An east Belfast man who told a 14-year-old girl he was “going to have sex with her” in his locked car walked from court on Friday with a suspended 18-month prison sentence.
Rodney Manley (45), formerly of The Mount, pleaded guilty to a charge of sexually touching the school girl while giving her a lift home on dates between June and July 2013.
Prosecutor Ros Scott Bell asked that a further charge of meeting the teenager following sexual grooming to be “left on the books in the usual terms”.
She told Antrim Crown Court that in the summer of 2013 Manley gave the girl, now aged 17, a lift to her home in Dundonald but en route he pulled the car over into a layby near Longstone Special School.
While the teenager sat directly behind Manley in a rear passenger street, “the defendant took off his seat belt, turned off the engine, took the keys out of the ignition and locked the car door and put the keys in his pocket’’.
Mrs Scott Bell added: “He put his knees on either side of the two front seats, turned to her and stared at her.
“He then moved forward and reached into the back and rubbed her leg and his hand then moved up her high. He grabbed her close and tried to kiss her.
“The defendant told her they were ‘going to have sex’. The complainant was panicking.’’
Judge Donna McColgan QC was told that the complainant “heard the car doors unlocking’’ and that it appeared Manley had accidentally knocked the keys against the seat which cancelled the central locking mechanism.
“She took advantage of the opportunity to get away from him and ran home. She did not tell anyone what had happened and went straight to her room,’’ said the prosecution barrister.
Over the next few days, the teenager received text messages from Manley using the name “Rod’’ which were discovered by her mother’s partner.
The court heard that after the step father took her phone, Manley sent her a text message, saying: “You should have been more careful with your phone.’’ He told her he was getting rid of his phone and was getting a new one.
The judge heard that after the girl made her complaint to police, Manley was arrested and interviewed by detectives. He denied the allegations, saying they were “sick’’, adding: “They are the biggest load of nonsense I have ever heard.’’
He told police that the girl was sitting in the front seat of the car and denied he had locked the car to prevent her escape.
Mrs Scott Bell added: “By his guilty plea he has now accepted that what he told was not true and what she told the police was a true account.’’
The court heard that the defendant had a number of previous convictions including a ten month sentence for cultivating cannabis in 2013.
A pre-sentence report stated that Manley did not pose a danger to the public in the future and was assessed as being a medium risk of likely reoffending.

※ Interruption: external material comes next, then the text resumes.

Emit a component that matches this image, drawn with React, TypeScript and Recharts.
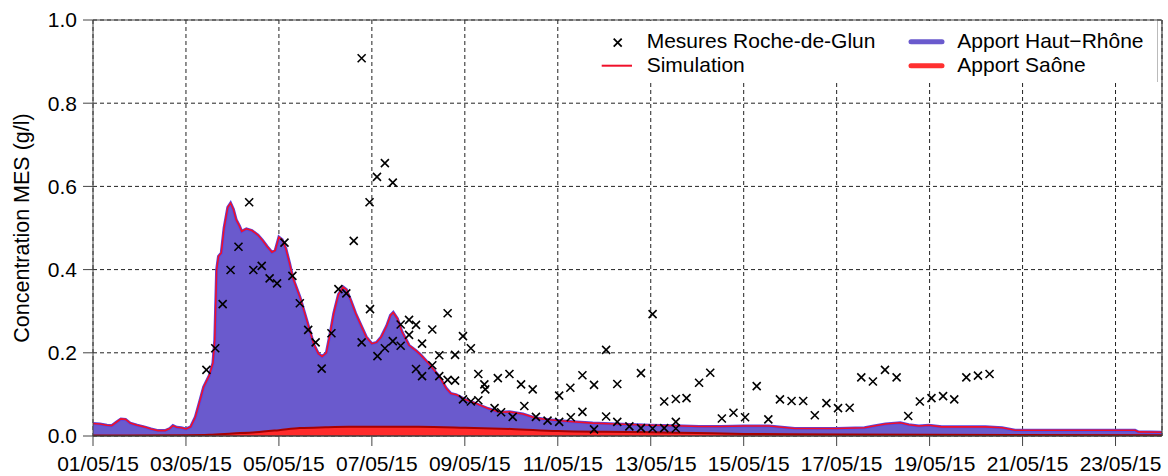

Defence barrister Ian Turkington said Manley’s guilty plea was “an indication of his remorse’’, adding: “I have been asked to offer his apology to the complainant in this case.’’
He told the judge that following publication in a newspaer of his first appearance in court, Manley was visiting his brother’s house in east Belfast when “five men came through the front door of the house, two held him down and he was assaulted with baseball bats with nails. He suffered quite serious factures and wounds. He still remains in pain.’’
Mr Turkington added that father-of-two Manley, who is originally from Enniskillen, moved to Belfast as a young boy as his father was in the Ulster Defence Regiment (UDR) and travelled about through work.
He said that a number of his relatives were caught up in the Enniskillen Poppy day bomb attack in November 1987.
The barrister urged Judge McColgan QC “not to impose an immediate custodial sentence’’ saying Manley had not committed any further offences in the intervening 30 months.
“He found his previous incarceration a very difficult experience. It has proved a salutary experience,’’ said Mr Turkington.
Judge McColgan QC said Manley’s culpabilty in the case was “high’’ and the “depth of harm to the complainant is significant’’.
Stating the “sexual touching was at the lower end of scale of such offence’’, the judge said that Manley had told “quite a number of lies’’ during the course of his police interviews but now accepted the events as described by the complainant.
Manley was sentenced to 18 months in prison suspended for three years.
He was also banned from working with children, was placed on the sex offenders’ register for ten years and was made the subject of a Sexual Offenders Prevention Order for the same period.
Judge McColgan QC also granted a restraining order which prevents Manley from approaching the complainant or her mother and bans him from going near their home.